Pues tal como sucede en la bellísima secuencia en la que, bajo la lluvia, a la luz de la Luna, Cyrano finalmente habla por Christian y puede expresar sus propias palabras sin necesidad de escribirlas, ni de entregarlas transformadas por Christian, en esa secuencia, como decía, Roxanne no quiere hacer el amor porque previamente, en el patio, había fracasado con las palabras, y no estaba preparada para el amor. Sin embargo, Cyrano echa el resto, pronunciando las más bellas palabras de amor nunca escritas entre el aire nocturno más romántico que se imaginó para una película...y su usurpador por fin puede escalar la tapia para acceder al sueño que, según cree, él mismo jamás podría atrapar.

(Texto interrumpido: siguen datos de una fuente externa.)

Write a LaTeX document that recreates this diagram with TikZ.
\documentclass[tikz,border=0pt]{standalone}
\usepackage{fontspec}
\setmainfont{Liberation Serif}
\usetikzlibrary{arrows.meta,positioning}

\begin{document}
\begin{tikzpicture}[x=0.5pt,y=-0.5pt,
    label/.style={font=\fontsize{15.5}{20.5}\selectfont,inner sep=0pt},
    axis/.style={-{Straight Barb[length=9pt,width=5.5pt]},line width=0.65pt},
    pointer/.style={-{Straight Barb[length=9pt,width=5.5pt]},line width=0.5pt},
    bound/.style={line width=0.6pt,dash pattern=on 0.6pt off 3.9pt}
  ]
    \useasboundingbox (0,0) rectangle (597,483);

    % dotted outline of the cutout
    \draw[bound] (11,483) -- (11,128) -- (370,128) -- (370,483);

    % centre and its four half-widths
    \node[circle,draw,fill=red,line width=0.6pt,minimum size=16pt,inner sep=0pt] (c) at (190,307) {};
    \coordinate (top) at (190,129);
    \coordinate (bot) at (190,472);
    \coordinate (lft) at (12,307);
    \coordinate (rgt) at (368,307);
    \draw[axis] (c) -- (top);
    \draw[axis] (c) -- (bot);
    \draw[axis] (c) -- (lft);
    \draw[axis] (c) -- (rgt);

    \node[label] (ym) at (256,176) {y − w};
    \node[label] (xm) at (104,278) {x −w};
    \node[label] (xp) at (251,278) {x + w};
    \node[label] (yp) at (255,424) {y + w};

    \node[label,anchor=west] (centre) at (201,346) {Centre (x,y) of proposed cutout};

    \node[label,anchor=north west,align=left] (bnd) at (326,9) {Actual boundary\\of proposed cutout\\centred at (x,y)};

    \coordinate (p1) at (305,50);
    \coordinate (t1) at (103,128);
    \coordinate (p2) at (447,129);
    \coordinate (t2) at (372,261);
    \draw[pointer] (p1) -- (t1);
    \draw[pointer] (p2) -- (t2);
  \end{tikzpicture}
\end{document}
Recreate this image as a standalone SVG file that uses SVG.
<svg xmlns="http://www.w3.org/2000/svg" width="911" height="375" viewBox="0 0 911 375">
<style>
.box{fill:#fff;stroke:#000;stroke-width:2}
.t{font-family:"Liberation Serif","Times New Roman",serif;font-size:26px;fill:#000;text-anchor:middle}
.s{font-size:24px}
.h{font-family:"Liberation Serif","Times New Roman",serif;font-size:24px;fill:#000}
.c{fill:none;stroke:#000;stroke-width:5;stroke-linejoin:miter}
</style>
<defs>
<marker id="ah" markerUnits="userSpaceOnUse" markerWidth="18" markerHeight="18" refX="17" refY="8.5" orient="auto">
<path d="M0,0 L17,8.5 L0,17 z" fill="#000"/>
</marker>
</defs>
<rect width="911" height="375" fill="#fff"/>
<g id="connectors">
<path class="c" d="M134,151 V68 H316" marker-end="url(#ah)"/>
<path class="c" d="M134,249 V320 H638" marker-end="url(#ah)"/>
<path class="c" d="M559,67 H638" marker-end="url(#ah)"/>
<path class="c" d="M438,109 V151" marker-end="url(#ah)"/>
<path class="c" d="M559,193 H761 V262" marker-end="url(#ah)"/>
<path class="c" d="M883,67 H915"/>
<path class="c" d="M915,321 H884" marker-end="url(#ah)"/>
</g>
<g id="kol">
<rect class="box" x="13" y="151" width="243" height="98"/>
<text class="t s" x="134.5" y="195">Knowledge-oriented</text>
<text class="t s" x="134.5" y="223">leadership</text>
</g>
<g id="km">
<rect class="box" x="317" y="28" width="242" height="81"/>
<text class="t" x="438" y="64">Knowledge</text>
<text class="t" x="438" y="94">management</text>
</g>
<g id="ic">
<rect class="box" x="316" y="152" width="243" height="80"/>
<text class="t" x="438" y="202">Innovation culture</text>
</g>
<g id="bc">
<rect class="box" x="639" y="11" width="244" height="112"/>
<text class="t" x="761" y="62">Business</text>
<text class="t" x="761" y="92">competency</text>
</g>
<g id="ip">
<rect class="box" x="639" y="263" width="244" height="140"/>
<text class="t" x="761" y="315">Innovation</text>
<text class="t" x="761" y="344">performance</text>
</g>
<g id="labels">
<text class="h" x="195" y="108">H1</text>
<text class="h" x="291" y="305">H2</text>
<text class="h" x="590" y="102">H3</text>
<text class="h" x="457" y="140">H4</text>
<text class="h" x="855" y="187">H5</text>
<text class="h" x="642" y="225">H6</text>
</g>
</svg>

Pero no acaba todo ahí, aunque eso ya de por sí podría ser un relato cerrado y perfecto, sino que Rappenau, con Carriére, adapta cada uno de los actos de la obra de teatro original, y obtenemos el brillante acto del sitio de Arrás, donde los soldados españoles (qué gusto da verlo, por Dios…) les dan estiba de la buena a los franceses. Imposible sustraerse de la mítica en ese momento en que, con una flauta y unos versos, Cyrano retrotrae a sus hombres a los valles de Gascuña, ni al humor que se extrae del hambre y de las penalidades. Y en el acto final, ese en el que Roxanne por fin entiende todo, tiene lugar un anti-climax absolutamente anticomercial, pero arrebatadoramente lírico, que nos abandona con un poso de melancolía y de sentimiento de tiempo perdido.

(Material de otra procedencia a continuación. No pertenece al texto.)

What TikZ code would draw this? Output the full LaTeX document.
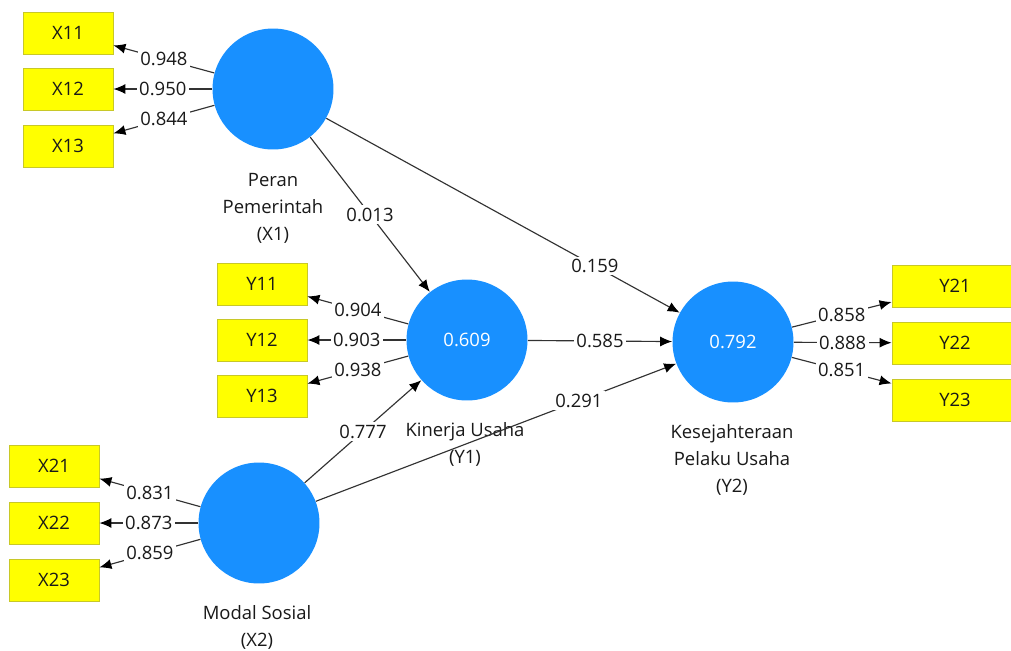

Este bellísimo filme compitió en Cannes aquel año, como no podía ser de otra manera, aunque la ganadora aquel año fue ‘Corazón salvaje’, de David Lynch, aunque Depardieu ganó el premio al mejor actor y el equipo (en la persona del director de fotografía Pierre L’homme) fue premiado con el galardón de la Comisión Superior Técnica. La película partía como favorita en los Oscar, sobre todo el protagonista, pero sufrió un escandoloso trato por parte de la prensa, pues Depardieu, que en sus tiempos fue un golfo, parece que tenía antecedentes por haberse acostado con menores, y usaron eso para no darle el Oscar que, sin duda, merecía. Pienso que lo este gran artista hiciera no puede ser óbice para su reconocimiento, pero ya sabemos cómo funcionan las cosas en Estados Unidos.